>> START Material for this exercise

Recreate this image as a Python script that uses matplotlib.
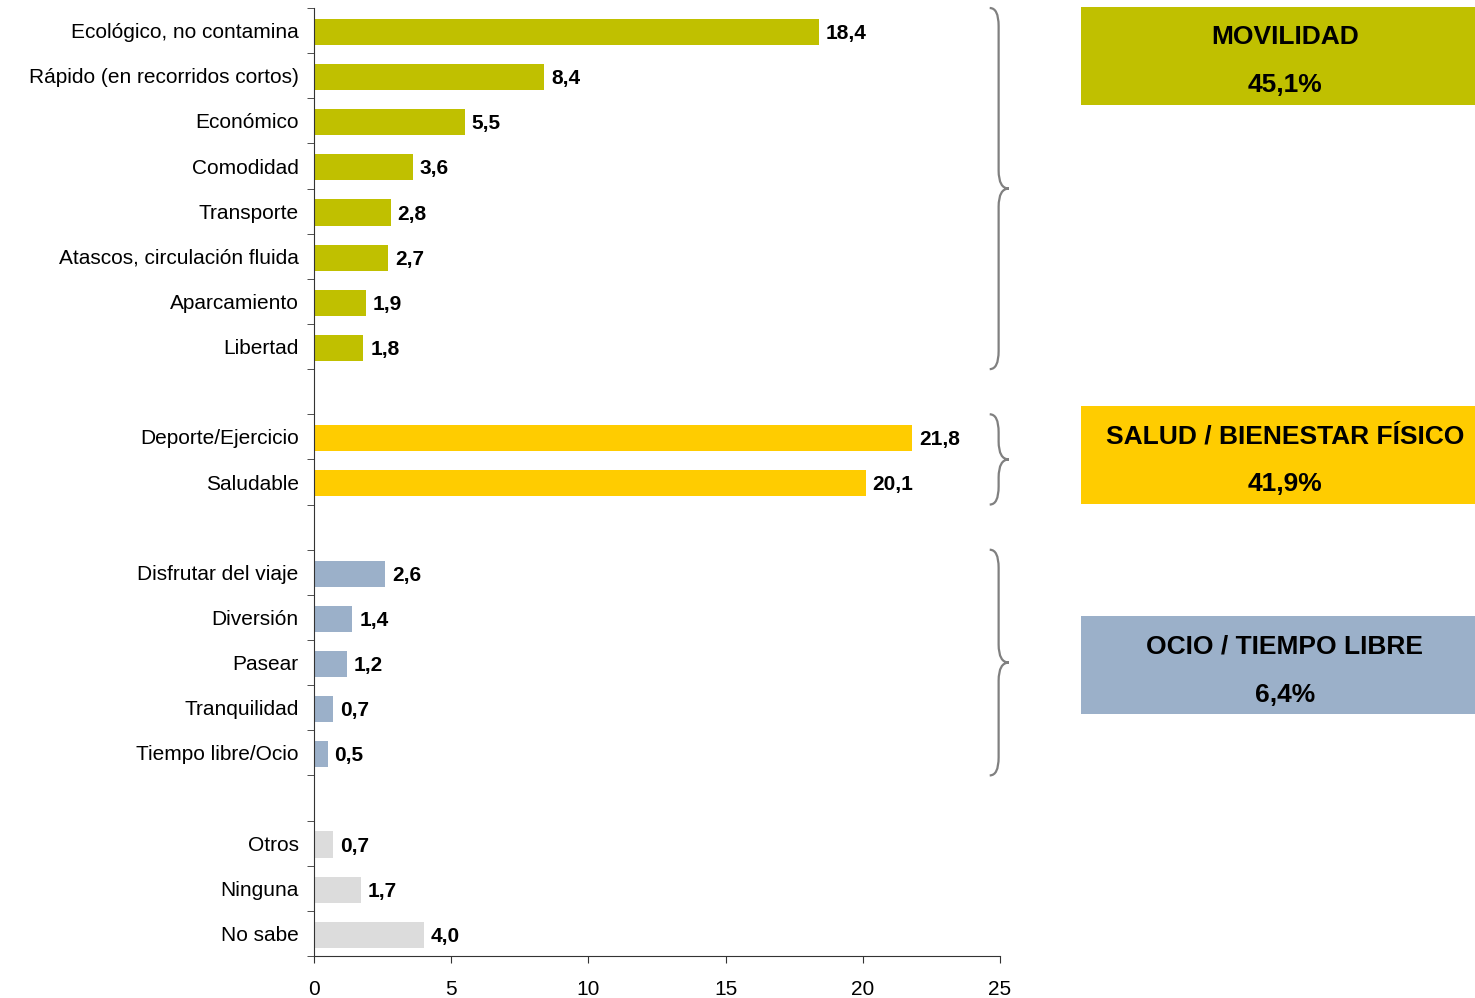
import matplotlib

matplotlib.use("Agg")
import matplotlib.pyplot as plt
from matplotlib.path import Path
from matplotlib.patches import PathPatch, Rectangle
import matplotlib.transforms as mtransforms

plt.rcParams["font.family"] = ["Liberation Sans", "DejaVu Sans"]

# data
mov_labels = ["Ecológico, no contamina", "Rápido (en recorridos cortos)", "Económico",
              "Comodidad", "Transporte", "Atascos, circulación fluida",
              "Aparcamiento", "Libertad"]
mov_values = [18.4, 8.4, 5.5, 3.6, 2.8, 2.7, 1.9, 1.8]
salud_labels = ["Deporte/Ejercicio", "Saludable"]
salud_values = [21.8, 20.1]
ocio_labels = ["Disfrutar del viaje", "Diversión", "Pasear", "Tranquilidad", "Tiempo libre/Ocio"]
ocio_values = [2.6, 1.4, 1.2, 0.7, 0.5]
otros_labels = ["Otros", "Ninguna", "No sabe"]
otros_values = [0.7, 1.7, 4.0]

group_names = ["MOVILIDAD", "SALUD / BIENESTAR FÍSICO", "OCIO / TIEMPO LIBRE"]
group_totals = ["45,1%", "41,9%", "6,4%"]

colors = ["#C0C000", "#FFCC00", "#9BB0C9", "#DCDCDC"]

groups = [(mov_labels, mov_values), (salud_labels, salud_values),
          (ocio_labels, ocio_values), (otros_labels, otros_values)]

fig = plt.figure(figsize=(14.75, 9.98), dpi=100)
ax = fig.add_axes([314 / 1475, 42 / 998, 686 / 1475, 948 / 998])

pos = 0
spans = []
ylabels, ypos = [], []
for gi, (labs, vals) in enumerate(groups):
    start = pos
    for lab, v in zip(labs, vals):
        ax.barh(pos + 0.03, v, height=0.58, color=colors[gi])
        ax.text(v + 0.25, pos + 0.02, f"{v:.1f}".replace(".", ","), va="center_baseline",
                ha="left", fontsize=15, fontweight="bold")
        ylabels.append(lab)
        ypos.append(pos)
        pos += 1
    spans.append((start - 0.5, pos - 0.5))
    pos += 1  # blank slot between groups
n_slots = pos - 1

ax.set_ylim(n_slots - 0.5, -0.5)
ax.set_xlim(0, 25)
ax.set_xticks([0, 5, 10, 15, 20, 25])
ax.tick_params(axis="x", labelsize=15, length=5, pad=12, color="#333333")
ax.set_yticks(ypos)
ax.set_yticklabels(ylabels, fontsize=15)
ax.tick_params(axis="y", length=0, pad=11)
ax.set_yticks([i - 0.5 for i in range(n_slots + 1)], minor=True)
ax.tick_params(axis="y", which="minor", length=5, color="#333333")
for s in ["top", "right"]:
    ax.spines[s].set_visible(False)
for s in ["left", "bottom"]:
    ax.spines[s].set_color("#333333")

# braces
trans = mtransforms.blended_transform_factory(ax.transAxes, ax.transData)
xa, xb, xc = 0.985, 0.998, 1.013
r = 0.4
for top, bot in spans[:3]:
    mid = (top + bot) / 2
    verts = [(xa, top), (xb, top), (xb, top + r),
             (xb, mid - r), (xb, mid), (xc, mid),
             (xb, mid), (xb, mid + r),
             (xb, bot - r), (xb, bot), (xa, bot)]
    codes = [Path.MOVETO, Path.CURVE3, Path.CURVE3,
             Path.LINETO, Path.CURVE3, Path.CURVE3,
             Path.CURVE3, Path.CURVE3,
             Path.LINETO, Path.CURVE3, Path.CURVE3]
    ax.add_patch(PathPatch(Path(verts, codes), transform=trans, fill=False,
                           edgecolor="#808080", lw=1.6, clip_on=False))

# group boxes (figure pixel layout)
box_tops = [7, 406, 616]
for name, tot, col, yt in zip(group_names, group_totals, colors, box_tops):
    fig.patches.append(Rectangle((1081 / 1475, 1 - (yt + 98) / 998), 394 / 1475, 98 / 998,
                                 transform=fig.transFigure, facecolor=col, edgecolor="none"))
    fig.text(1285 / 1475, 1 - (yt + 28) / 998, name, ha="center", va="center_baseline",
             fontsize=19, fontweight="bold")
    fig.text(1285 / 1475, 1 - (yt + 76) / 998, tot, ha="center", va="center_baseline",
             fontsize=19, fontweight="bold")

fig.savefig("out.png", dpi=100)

>> END Material for this exercise
>> START Material for this exercise

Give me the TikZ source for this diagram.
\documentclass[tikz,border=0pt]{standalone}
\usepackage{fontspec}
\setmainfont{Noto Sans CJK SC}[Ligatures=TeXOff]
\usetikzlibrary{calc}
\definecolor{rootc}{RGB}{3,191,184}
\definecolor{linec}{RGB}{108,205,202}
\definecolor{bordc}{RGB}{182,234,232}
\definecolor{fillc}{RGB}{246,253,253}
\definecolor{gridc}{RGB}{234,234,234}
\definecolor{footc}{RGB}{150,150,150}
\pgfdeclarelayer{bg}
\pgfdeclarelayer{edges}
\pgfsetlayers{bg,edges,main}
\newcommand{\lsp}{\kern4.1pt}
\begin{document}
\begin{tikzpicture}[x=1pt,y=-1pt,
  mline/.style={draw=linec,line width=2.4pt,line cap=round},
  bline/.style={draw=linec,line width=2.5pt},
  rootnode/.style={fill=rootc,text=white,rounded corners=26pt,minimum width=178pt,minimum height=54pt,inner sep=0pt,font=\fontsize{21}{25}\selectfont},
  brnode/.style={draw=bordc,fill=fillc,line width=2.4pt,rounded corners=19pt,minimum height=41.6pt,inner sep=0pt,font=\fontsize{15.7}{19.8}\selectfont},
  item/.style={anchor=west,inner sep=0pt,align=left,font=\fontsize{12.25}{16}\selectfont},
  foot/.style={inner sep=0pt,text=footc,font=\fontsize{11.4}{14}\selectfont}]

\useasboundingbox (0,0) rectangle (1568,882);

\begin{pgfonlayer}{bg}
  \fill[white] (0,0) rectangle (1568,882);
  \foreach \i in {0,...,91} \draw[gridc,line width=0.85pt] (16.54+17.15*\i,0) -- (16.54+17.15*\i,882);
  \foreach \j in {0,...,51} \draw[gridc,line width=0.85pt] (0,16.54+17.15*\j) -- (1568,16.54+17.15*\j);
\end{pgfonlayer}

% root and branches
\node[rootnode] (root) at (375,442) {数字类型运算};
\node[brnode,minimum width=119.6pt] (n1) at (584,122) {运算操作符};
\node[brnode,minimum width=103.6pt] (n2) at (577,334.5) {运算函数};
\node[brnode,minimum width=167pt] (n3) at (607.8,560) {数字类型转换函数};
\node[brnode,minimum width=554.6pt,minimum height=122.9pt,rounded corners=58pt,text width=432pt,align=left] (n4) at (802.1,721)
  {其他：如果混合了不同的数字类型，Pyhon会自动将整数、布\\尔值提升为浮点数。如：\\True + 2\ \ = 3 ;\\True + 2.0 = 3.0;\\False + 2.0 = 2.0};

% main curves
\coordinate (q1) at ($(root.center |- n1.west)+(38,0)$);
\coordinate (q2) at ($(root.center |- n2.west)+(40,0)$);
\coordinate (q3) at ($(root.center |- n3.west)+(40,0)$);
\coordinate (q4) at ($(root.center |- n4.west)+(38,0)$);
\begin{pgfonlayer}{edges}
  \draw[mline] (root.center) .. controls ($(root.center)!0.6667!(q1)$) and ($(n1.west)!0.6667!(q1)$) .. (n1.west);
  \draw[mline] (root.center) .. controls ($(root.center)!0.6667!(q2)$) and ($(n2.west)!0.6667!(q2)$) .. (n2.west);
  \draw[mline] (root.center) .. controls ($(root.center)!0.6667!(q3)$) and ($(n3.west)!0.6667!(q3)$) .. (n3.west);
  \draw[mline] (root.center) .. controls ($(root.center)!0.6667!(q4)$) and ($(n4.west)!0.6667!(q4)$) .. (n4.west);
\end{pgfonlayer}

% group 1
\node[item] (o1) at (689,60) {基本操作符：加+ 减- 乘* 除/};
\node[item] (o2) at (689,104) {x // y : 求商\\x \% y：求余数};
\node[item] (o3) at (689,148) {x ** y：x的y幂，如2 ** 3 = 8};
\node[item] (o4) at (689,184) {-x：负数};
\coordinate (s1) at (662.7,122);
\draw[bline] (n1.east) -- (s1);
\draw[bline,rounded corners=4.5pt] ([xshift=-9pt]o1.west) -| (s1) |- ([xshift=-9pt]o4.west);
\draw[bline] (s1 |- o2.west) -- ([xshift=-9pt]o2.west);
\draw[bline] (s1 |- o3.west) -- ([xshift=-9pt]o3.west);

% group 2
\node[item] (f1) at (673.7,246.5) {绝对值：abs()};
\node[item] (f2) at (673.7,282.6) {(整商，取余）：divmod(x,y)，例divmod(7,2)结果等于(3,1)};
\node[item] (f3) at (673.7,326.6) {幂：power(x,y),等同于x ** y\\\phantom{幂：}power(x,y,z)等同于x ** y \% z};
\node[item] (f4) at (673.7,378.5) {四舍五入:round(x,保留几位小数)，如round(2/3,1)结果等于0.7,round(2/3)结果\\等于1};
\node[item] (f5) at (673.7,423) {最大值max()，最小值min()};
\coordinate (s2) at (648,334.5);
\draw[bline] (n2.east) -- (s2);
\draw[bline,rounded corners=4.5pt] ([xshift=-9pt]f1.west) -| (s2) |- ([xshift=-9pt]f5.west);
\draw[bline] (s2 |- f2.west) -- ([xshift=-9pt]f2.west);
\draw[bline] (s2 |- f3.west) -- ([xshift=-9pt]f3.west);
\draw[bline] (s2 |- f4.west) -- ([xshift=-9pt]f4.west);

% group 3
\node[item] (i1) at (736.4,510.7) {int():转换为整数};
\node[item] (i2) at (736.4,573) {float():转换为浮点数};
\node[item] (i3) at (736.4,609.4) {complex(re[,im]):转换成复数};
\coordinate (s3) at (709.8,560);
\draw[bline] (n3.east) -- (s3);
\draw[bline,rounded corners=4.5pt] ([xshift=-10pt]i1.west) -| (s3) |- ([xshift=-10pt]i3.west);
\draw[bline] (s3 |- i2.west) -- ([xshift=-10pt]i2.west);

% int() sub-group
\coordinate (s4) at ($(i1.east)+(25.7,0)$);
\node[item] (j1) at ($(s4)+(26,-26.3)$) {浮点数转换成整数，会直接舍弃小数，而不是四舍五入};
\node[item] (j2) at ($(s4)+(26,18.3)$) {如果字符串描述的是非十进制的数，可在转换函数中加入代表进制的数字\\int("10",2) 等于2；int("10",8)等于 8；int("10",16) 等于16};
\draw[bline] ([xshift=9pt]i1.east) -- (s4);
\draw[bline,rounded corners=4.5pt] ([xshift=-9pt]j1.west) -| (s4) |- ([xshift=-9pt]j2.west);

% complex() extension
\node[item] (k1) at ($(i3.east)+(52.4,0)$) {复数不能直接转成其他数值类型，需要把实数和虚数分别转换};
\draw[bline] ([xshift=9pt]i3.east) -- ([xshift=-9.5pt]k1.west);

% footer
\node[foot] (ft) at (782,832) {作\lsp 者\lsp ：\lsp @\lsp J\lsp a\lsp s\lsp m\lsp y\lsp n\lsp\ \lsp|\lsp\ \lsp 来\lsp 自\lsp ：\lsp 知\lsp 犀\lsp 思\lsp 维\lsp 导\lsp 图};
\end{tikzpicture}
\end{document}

>> END Material for this exercise
>> START Material for this exercise

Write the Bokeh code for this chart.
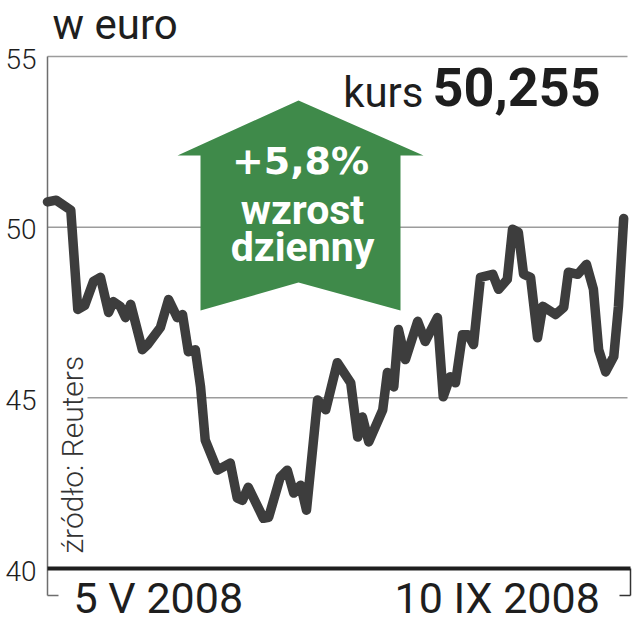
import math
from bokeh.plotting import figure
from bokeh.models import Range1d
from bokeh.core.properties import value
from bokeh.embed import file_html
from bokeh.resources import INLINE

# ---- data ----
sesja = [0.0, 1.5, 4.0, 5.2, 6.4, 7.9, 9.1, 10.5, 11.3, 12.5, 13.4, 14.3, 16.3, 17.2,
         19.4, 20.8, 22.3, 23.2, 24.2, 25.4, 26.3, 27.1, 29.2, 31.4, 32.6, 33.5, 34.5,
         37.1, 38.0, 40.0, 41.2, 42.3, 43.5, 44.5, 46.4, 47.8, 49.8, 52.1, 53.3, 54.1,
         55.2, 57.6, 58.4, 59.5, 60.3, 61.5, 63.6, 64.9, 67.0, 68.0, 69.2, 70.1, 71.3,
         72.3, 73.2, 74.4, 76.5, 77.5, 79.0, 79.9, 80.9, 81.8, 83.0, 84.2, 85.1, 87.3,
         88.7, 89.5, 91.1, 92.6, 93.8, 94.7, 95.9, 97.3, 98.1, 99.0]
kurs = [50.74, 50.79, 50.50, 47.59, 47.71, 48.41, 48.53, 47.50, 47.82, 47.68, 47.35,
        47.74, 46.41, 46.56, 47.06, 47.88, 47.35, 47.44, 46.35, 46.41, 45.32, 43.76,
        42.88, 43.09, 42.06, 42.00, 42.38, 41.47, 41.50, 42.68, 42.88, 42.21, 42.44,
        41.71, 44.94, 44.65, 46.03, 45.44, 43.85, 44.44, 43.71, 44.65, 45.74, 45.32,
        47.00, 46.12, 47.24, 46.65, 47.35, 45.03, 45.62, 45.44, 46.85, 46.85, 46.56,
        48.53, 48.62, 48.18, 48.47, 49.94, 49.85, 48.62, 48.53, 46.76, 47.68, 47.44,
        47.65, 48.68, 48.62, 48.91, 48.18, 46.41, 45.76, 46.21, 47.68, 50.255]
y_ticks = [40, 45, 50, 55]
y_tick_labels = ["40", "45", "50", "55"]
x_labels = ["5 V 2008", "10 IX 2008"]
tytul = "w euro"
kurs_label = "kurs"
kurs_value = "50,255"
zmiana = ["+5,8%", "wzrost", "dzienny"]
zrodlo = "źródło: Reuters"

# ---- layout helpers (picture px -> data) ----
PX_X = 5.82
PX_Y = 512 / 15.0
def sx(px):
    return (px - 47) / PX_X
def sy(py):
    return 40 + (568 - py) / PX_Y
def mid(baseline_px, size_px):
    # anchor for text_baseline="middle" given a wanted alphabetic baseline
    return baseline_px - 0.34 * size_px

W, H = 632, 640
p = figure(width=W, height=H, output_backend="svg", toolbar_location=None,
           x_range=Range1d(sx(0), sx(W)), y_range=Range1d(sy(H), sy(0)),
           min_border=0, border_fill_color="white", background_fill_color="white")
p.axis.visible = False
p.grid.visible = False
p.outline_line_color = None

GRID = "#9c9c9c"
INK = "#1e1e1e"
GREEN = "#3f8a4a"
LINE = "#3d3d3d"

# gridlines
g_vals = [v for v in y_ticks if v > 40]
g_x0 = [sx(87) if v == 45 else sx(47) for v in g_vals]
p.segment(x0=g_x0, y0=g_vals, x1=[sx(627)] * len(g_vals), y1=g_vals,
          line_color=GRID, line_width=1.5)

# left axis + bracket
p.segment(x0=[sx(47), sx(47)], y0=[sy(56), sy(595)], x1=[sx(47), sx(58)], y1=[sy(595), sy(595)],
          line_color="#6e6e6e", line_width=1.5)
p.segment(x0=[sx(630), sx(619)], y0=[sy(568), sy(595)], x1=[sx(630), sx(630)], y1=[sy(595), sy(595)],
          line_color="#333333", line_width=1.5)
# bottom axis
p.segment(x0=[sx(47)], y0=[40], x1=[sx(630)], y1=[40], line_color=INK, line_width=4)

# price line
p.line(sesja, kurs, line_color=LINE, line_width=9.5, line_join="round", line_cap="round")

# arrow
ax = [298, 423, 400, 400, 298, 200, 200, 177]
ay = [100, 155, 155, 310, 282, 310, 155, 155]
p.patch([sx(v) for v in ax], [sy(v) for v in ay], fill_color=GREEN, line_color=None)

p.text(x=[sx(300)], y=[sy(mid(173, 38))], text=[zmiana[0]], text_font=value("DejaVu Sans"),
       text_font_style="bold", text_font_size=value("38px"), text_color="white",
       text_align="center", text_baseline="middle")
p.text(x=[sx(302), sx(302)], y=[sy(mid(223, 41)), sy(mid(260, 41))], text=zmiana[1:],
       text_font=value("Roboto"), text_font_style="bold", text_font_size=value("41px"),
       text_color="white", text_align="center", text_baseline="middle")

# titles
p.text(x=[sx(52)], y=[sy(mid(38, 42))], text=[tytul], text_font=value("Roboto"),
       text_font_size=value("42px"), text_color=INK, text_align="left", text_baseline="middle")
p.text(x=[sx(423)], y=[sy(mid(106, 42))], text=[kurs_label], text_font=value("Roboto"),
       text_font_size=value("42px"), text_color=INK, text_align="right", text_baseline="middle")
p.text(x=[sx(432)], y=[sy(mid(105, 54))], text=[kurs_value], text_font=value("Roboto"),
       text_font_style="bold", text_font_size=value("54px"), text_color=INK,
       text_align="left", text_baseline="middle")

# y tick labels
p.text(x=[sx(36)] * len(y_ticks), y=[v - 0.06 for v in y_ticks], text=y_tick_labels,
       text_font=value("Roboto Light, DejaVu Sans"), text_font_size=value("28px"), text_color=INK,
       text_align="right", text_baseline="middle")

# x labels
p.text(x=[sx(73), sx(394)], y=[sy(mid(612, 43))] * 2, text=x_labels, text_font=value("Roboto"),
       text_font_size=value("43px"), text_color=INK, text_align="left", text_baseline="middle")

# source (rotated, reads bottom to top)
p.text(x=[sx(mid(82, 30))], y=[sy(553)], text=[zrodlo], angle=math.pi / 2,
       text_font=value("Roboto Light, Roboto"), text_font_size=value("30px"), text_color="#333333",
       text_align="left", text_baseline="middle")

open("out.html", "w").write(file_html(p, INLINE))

>> END Material for this exercise

## What the exercise asks
Set down the lines running from the one with "Recreate this image" through the one with "ax = fig.add_axes([314", both ends kept, exactly and with no pictures.

## Written response
Recreate this image as a Python script that uses matplotlib.
import matplotlib

matplotlib.use("Agg")
import matplotlib.pyplot as plt
from matplotlib.path import Path
from matplotlib.patches import PathPatch, Rectangle
import matplotlib.transforms as mtransforms

plt.rcParams["font.family"] = ["Liberation Sans", "DejaVu Sans"]

# data
mov_labels = ["Ecológico, no contamina", "Rápido (en recorridos cortos)", "Económico",
              "Comodidad", "Transporte", "Atascos, circulación fluida",
              "Aparcamiento", "Libertad"]
mov_values = [18.4, 8.4, 5.5, 3.6, 2.8, 2.7, 1.9, 1.8]
salud_labels = ["Deporte/Ejercicio", "Saludable"]
salud_values = [21.8, 20.1]
ocio_labels = ["Disfrutar del viaje", "Diversión", "Pasear", "Tranquilidad", "Tiempo libre/Ocio"]
ocio_values = [2.6, 1.4, 1.2, 0.7, 0.5]
otros_labels = ["Otros", "Ninguna", "No sabe"]
otros_values = [0.7, 1.7, 4.0]

group_names = ["MOVILIDAD", "SALUD / BIENESTAR FÍSICO", "OCIO / TIEMPO LIBRE"]
group_totals = ["45,1%", "41,9%", "6,4%"]

colors = ["#C0C000", "#FFCC00", "#9BB0C9", "#DCDCDC"]

groups = [(mov_labels, mov_values), (salud_labels, salud_values),
          (ocio_labels, ocio_values), (otros_labels, otros_values)]

fig = plt.figure(figsize=(14.75, 9.98), dpi=100)
ax = fig.add_axes([314 / 1475, 42 / 998, 686 / 1475, 948 / 998])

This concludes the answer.